**What is expected**
Take every line from the listing below that includes "this" and copy it.

**Records contained in a dataset**

________________

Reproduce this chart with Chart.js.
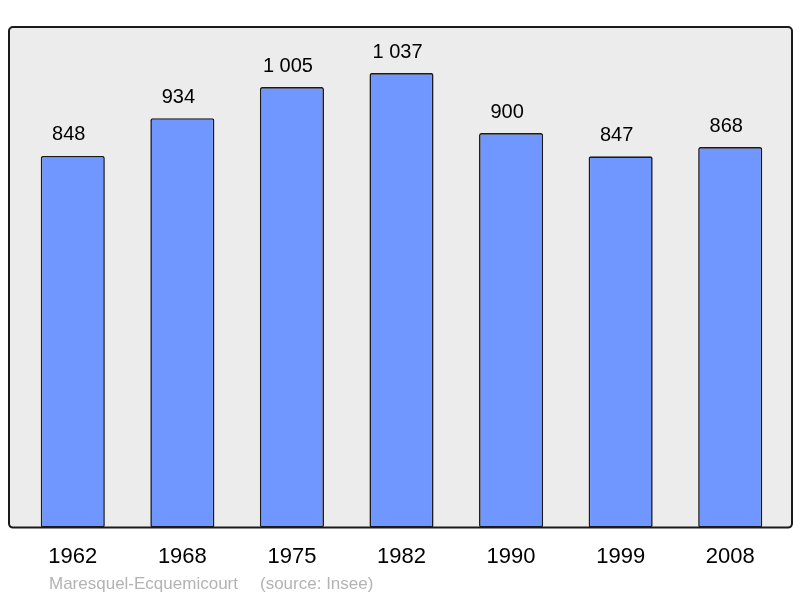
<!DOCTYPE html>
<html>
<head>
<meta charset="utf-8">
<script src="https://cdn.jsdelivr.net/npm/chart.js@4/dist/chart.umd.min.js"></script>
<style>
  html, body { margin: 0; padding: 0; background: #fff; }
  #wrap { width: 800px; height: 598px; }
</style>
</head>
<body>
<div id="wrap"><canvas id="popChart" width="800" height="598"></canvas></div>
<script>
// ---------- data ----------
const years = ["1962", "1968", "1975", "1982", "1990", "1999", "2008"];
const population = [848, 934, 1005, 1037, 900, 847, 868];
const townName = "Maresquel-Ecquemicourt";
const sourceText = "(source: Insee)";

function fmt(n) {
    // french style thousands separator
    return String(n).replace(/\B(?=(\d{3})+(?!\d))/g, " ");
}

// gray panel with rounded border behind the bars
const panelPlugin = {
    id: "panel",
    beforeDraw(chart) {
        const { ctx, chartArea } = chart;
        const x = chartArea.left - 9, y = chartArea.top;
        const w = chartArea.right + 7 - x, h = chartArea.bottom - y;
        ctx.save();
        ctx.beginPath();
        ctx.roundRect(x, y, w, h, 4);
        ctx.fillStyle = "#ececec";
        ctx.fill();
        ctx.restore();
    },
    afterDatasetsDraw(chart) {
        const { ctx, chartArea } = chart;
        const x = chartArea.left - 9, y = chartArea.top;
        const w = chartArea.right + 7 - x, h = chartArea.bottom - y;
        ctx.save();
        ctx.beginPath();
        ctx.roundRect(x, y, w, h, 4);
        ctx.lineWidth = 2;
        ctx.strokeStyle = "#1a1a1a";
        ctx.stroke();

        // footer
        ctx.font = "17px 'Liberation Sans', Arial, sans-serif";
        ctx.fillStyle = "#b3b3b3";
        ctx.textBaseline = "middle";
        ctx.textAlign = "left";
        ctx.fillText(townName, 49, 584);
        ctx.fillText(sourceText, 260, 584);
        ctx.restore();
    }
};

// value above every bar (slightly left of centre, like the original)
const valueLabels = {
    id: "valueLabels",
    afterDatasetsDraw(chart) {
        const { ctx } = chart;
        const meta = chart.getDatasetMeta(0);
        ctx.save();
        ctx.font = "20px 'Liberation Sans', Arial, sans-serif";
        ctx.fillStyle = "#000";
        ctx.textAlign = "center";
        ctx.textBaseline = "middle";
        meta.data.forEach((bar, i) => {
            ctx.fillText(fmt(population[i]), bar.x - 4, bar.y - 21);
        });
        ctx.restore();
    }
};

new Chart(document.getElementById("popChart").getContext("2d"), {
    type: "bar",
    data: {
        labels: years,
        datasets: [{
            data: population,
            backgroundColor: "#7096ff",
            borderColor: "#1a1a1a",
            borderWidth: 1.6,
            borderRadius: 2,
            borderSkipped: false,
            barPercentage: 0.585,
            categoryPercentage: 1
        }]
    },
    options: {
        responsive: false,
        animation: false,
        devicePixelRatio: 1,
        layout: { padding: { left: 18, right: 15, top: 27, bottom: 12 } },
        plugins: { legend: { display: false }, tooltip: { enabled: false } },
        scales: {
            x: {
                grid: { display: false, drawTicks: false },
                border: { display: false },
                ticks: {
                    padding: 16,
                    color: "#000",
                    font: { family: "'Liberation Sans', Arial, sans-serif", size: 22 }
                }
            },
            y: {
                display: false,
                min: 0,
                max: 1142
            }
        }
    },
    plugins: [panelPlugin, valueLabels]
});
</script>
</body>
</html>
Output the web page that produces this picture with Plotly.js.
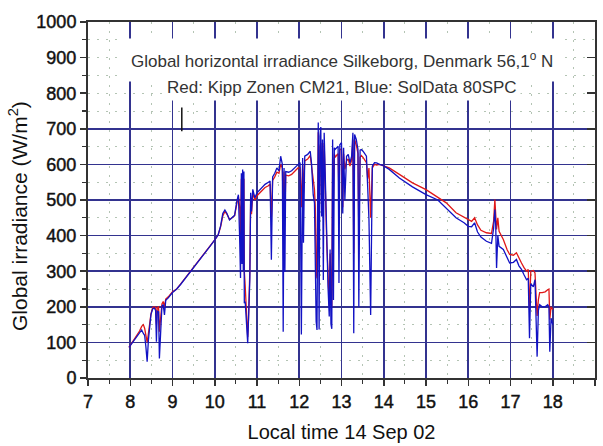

________________

**Exercise answer**
Reproduce this chart with Chart.js.
Output the web page that produces this picture with Plotly.js.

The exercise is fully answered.